Enfin, Saïd Bouamama critique l’« ethnicisation des explications », menace pour les liens qui unissent les habitants des quartiers populaires. « Depuis 30 ans dans les médias et dans le débat politique, on n’explique plus la réalité par des causes économiques, par des causes sociales, par des causes d’inégalité, on les explique par des causes culturelles, des causes religieuses, etc. Ces explications viennent casser le lien social dans les quartiers populaires parce qu’elles ne nous amènent pas à rechercher ce qu’il y a de commun avec mon voisin — nous sommes tous les deux locataires et nous avons tous les deux besoin de nous battre pour diminuer les loyers — elles nous amènent à regarder ce qui me différencie de lui, ce qui m’oppose à lui. »

Enfermement contre solidarité

Cette rencontre "Pour comprendre" préfigure une université populaire à la Villeneuve encore en construction. (photo : BB)

Cette rencontre « Pour comprendre » préfigure une université populaire à la Villeneuve encore en construction. (photo : BB)

Ces quatre processus mènent, selon le sociologue, à un sentiment d’enfermement vécu par les habitants des quartiers populaires. Pire, « l’intériorisation de cet enfermement » les conduit à un repli sur eux-mêmes : « Je vais avec ceux qui me semblent maîtriser, ceux qui me semblent comme moi, et donc je suis moi-même dans un processus d’auto-enfermement. », explique Saïd Bouamama.

Cet enfermement conduit, selon le sociologue, à « une inégalité face au champ des possibles, en fonction des classes sociales » qui est « une des plus grandes inégalités en fonction du lieu de naissance ou du lieu où l’on habite. »(3) Prenant l’exemple des jeunes, il ajoute : « Un enfant de 10 ans issu de couche moyenne pourra citer 100 emplois. Un enfant issu d’un quartier populaire ne pourra en citer que 15. D’emblée, ce dernier entre dans la vie avec une inégalité structurelle. »

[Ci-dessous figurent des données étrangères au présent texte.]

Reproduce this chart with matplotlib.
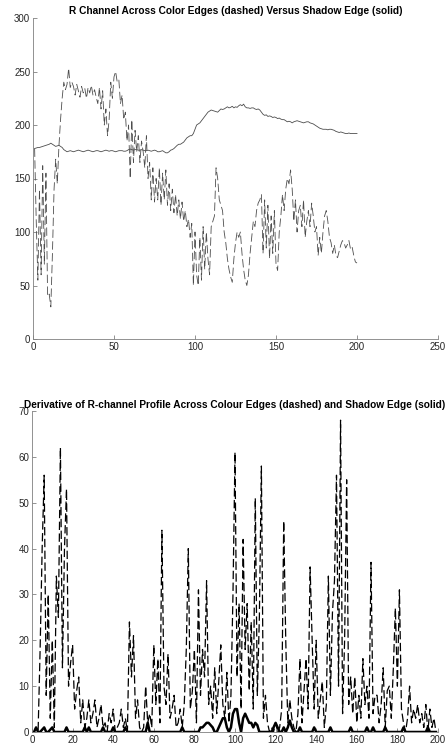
import numpy as np
import matplotlib
matplotlib.use("Agg")
import matplotlib.pyplot as plt

plt.rcParams['font.family'] = ['Liberation Sans', 'DejaVu Sans']
plt.rcParams['lines.scale_dashes'] = False

# ---------------- data ----------------
color_edge_r = [
    178, 110, 55, 140, 60, 162, 70, 155, 40, 42,
    30, 80, 140, 168, 145, 180, 205, 225, 240, 233,
    238, 253, 235, 240, 236, 228, 238, 232, 226, 236,
    230, 234, 225, 235, 230, 237, 228, 233, 226, 220,
    235, 215, 232, 200, 215, 190, 205, 240, 225, 245,
    250, 240, 242, 220, 228, 205, 212, 185, 200, 150,
    205, 165, 195, 175, 190, 165, 185, 175, 160, 190,
    150, 165, 130, 160, 128, 150, 130, 160, 125, 155,
    130, 158, 125, 145, 120, 140, 118, 135, 115, 130,
    112, 128, 110, 120, 105, 112, 95, 108, 50, 100,
    60, 50, 95, 55, 105, 65, 100, 75, 60, 105,
    110, 115, 160, 150, 130, 125, 120, 100, 90, 75,
    65, 58, 53, 75, 90, 100, 95, 100, 80, 65,
    55, 50, 60, 80, 95, 110, 105, 120, 127, 130,
    135, 80, 130, 85, 125, 75, 115, 80, 120, 70,
    64, 100, 115, 135, 120, 140, 150, 145, 158, 140,
    110, 130, 100, 120, 125, 105, 130, 95, 110, 120,
    105, 127, 115, 100, 105, 78, 95, 80, 100, 115,
    120, 110, 95, 90, 80, 88, 78, 76, 82, 88,
    92, 90, 85, 88, 92, 84, 86, 78, 72, 71,
]

shadow_edge_r = [
    178, 178.5, 179, 179, 179.5, 180, 180.5, 181, 181.5, 182,
    183, 182, 181, 180, 180.5, 181, 180, 179, 177, 176,
    175, 175.5, 176, 175.5, 175, 175.5, 176, 176.5, 176, 175.5,
    175, 175.5, 176, 176.5, 176, 175.5, 175, 175.5, 176, 176,
    175.5, 175, 175.5, 176, 176.5, 176, 175.5, 176, 176, 175.5,
    175, 175.5, 176, 176, 176, 175.5, 175.5, 176, 177, 177.5,
    177, 176.5, 177, 177, 176.5, 176.5, 177, 176.5, 176, 176,
    176.5, 176, 175.5, 176, 176.5, 176, 175, 175, 175.5, 176,
    175, 174, 174, 175, 176.5, 177, 178, 179.5, 181, 182,
    182, 183, 184, 186, 188, 189, 190, 190, 192, 196,
    200, 201, 202, 204, 206, 208, 210, 212, 213, 214,
    213.5, 213, 212.5, 212, 213.5, 215, 214.5, 215, 216, 217,
    216, 216.5, 217.5, 216, 217, 216.5, 218, 219, 218, 219.5,
    217, 216, 216, 215.5, 216, 216, 215, 214.5, 215, 214,
    212, 210, 209, 209.5, 208, 208.5, 208, 207, 207.5, 207,
    206, 206.5, 205.5, 205, 205, 204, 203, 203.5, 203, 202,
    203, 203.5, 204, 203.5, 203, 202.5, 202, 202.5, 203, 203,
    202, 201.5, 201, 200, 199, 198, 197, 196.5, 196, 196,
    196, 195.5, 196, 196, 195.5, 195, 194, 193.5, 193, 193.5,
    193, 192.5, 192, 192, 192.5, 192, 192, 192, 192, 192,
]

color_edge_deriv = [
    0, 1, 0, 18, 40, 56, 8, 30, 3, 20,
    1, 34, 25, 62, 14, 40, 53, 10, 15, 19,
    5, 9, 12, 2, 7, 1, 3, 7, 2, 4,
    7, 1, 3, 6, 1, 2, 0, 4, 2, 5,
    0, 1, 2, 5, 1, 3, 0, 24, 12, 21,
    3, 7, 1, 0, 1, 10, 2, 4, 1, 19,
    6, 16, 2, 44, 10, 6, 17, 3, 5, 8,
    1, 2, 5, 1, 6, 18, 40, 5, 9, 18,
    2, 31, 8, 18, 12, 33, 6, 10, 3, 14,
    4, 11, 19, 6, 3, 13, 2, 8, 30, 61,
    12, 28, 5, 42, 18, 28, 9, 24, 5, 51,
    8, 25, 58, 3, 8, 2, 0, 1, 0, 2,
    0, 1, 5, 46, 20, 2, 7, 3, 1, 0,
    4, 16, 2, 9, 16, 5, 36, 20, 5, 20,
    3, 7, 11, 1, 6, 34, 8, 26, 33, 56,
    10, 68, 4, 20, 55, 6, 12, 4, 12, 2,
    8, 3, 16, 6, 10, 3, 37, 4, 8, 8,
    2, 6, 14, 1, 9, 10, 3, 14, 27, 10,
    31, 5, 2, 0, 3, 10, 2, 5, 3, 6,
    2, 4, 1, 6, 0, 5, 1, 3, 0,
]

shadow_edge_deriv = [
    0, 1, 0, 0, 0.5, 1, 0, 0, 0.5, 1,
    0, 0, 0, 0, 0, 0, 1, 0, 0, 0,
    0, 0, 0, 0, 0, 1, 0, 1, 0, 0,
    0, 0, 0, 0, 1, 0, 0, 0, 0, 1,
    0, 0, 0, 0, 0, 1, 0, 0, 0, 0,
    0, 0, 0, 0, 0, 0, 2, 0, 0, 0,
    0, 0, 0, 0, 0, 0, 0, 0, 0, 0,
    0, 0, 0, 1, 0, 0, 0, 0, 0, 0,
    0, 0, 1, 1, 1.5, 2, 2, 1.5, 1, 0,
    0, 1, 2, 3, 3, 1, 0, 1, 4, 5,
    5, 2, 0, 3, 4, 3, 2, 2, 1, 2,
    1.5, 0, 0, 0, 0, 0, 0, 0, 1, 2,
    1, 0, 0, 1, 0, 1, 2.5, 1, 0, 0,
    0, 1, 0, 0, 0, 0, 0, 0, 1, 0,
    0, 0, 0, 0, 0, 0, 1, 0, 0, 0,
    0, 0, 0, 0, 0, 0, 1, 0, 0, 0,
    0, 0, 0, 0, 1, 0, 0, 1, 0, 0,
    0, 0, 0, 1, 0, 0, 0, 0, 0, 0,
    0, 0, 1, 0, 0, 0, 0, 0, 0, 0,
    0, 0, 0, 0, 1, 0, 0, 0, 0,
]

x_profile = np.arange(1, len(color_edge_r) + 1)
x_deriv = np.arange(1, len(color_edge_deriv) + 1)

# ---------------- figure ----------------
fig = plt.figure(figsize=(4.47, 7.46), dpi=100)
ax_col = '#262626'

def style(ax):
    ax.spines['top'].set_visible(False)
    ax.spines['right'].set_visible(False)
    for s in ('left', 'bottom'):
        ax.spines[s].set_color('#808080')
        ax.spines[s].set_linewidth(0.6)
    ax.tick_params(direction='in', length=3, width=0.6, colors='#808080',
                   labelcolor=ax_col, labelsize=7, pad=2)

ax1 = fig.add_axes([33/447, 1-339/746, (438-33)/447, (339-18)/746])
ax1.plot(x_profile, color_edge_r, color='0.3', lw=0.6, dashes=(6, 2.5))
ax1.plot(x_profile, shadow_edge_r, color='0.3', lw=0.6)
ax1.set_xlim(0, 250)
ax1.set_ylim(0, 300)
ax1.set_xticks(np.arange(0, 251, 50))
ax1.set_yticks(np.arange(0, 301, 50))
style(ax1)
ax1.set_title('R Channel Across Color Edges (dashed) Versus Shadow Edge (solid)',
              fontsize=7.3, fontweight='bold', color='black', pad=3)

ax2 = fig.add_axes([32/447, 1-732/746, (438-32)/447, (732-411)/746])
ax2.plot(x_deriv, color_edge_deriv, color='black', lw=0.9, dashes=(6, 2.5))
ax2.plot(x_deriv, shadow_edge_deriv, color='black', lw=1.8)
ax2.set_xlim(0, 200)
ax2.set_ylim(0, 70)
ax2.set_xticks(np.arange(0, 201, 20))
ax2.set_yticks(np.arange(0, 71, 10))
style(ax2)
ax2.set_title('Derivative of R-channel Profile Across Colour Edges (dashed) and Shadow Edge (solid)',
              fontsize=7.3, fontweight='bold', color='black', pad=2)

fig.savefig('out.png', dpi=100)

Face à ce constat, le sociologue met sa casquette de militant et appelle à ne pas baisser les bras : « À la base de tout ça, il y a la fragilisation du lien social dans nos quartiers. Donc la solution doit être cherchée non seulement dans le développement de la solidarité mais aussi des espaces où on pense ensemble et on agit ensemble. » Exactement ce qui a lieu ce vendredi soir pendant près de quatre heures.

 

Ndlr : Une retranscription complète des débats et des interventions de Saïd Bouamama est en cours de rédaction. Elle sera publiée prochainement sur Le Crieur.


(1) Mix’Cité, Modus Operandi, Pas sans nous, Régie de quartier Villeneuve-Village Olympique, Union de quartier Villeneuve 2, Villeneuve Debout.

(2) Lire à ce sujet l’essai de Matthieu Giroud, chercheur en géographie, mort dans l’attentat du Bataclan vendredi 13 novembre. Dans cet essai publié le 3 novembre, Mixité, contrôle social et gentrification, l’auteur écrit : « il nous a toutefois paru important de rappeler que la mixité sociale, comme référentiel d’action ou principe militant et humaniste, conduit souvent au contrôle des classes populaires et de leurs modes d’appropriation du quartier. »

(3) La loi de programmation pour la ville du 21 février 2014 a certes introduit la notion de discrimination territoriale, en fonction du lieu de résidence, mais les inégalités demeurent.